Proliferan últimamente por las redes manifestaciones de distintas personas, incluidas algunos cargos políticos, profiriendo mensajes de odio hacia los que tienen una ideología diferente de la suya.
La verdad es que asusta. Que alguien pueda desear la muerte de otro, simplemente por defender otras ideas distintas, no deja de situarnos ante una dimensión del ser humano que a veces tendemos a no considerar: la maldad.
Venía yo reflexionando con Wang sobre esto y le contaba lo mucho que me cuesta trabajar con personas que están dañando a otras, muchas veces inconscientemente y otras con una clara conciencia del mal que están produciendo.
Para mí, el trabajo con estas personas (les adjetivaré inadecuadamente como “malas” para hacer más fácil la reflexión), es un reto central en mi ejercicio profesional. Los dilemas éticos y las dificultades técnicas en la intervención suponen un auténtico desafío.
¿Cómo trabajar con personas que, pongo por caso, son víctimas de una situación de violencia, o se encuentran en una situación de necesidad de otro tipo (subsistencia, vivienda, empleo, otros recursos…) y al mismo tiempo son capaces de infringir un profundo y consciente daño a miembros de su propia familia?
Porque en esta situación, como en todas, las cosas no son blancas o negras. Es infinita la gradación de grises que podemos encontrar, y cada uno de ellos requerirá de técnicas e intervenciones específicas.
En un pensamiento simplificador, las personas son buenas o malas. De este modo podemos dividirlas fácilmente en víctimas y agresores, competentes o negligentes, cooperadores o resistentes y así otro montón de categorías más.
Con el mismo pensamiento simplificador, la intervención también puede hacerse con la misma facilidad: proteger a la víctima-castigar al agresor, favorecer al competente-denegar al negligente, etc…

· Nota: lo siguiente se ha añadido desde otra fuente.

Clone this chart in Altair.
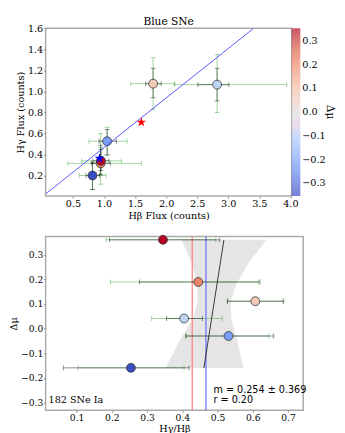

Pero las cosas, como digo, no son nunca tan claras. Con frecuencia vemos víctimas que a su vez son agresores, bien en el mismo u otro contexto. Personas que parecen víctimas cuando no lo son o personas que se comportan negligentemente en unos contextos y fuertemente competentes en otros que requieren de más capacidades que los primeros.
En mi experiencia, las personas son de una elevada complejidad, que no puede simplificarse en nuestras categorías diagnósticas. Y un trabajo de aceptación de esas personas “malas”, incluso de la parte “mala” de las personas “buenas”, es imprescindible. Comprender sus razones sin justificar (ni mucho menos permitir) sus acciones.
El desafío de atender semejante diversidad requiere de fuertes competencias técnicas y de dominar un juego de alianzas y estrategias sin las cuales la intervención social no es más que un bienintencionado intento de resolver un problema.
Creo que ahí está la clave de lo que nos diferencia como disciplina científica frente a un activismo más o menos comprometido que puede desarrollar cualquier persona sin más equipaje que su sentido común o su buena voluntad.
Porque como bien me recuerda Wang, el camino al infierno está empedrado de buenas intenciones.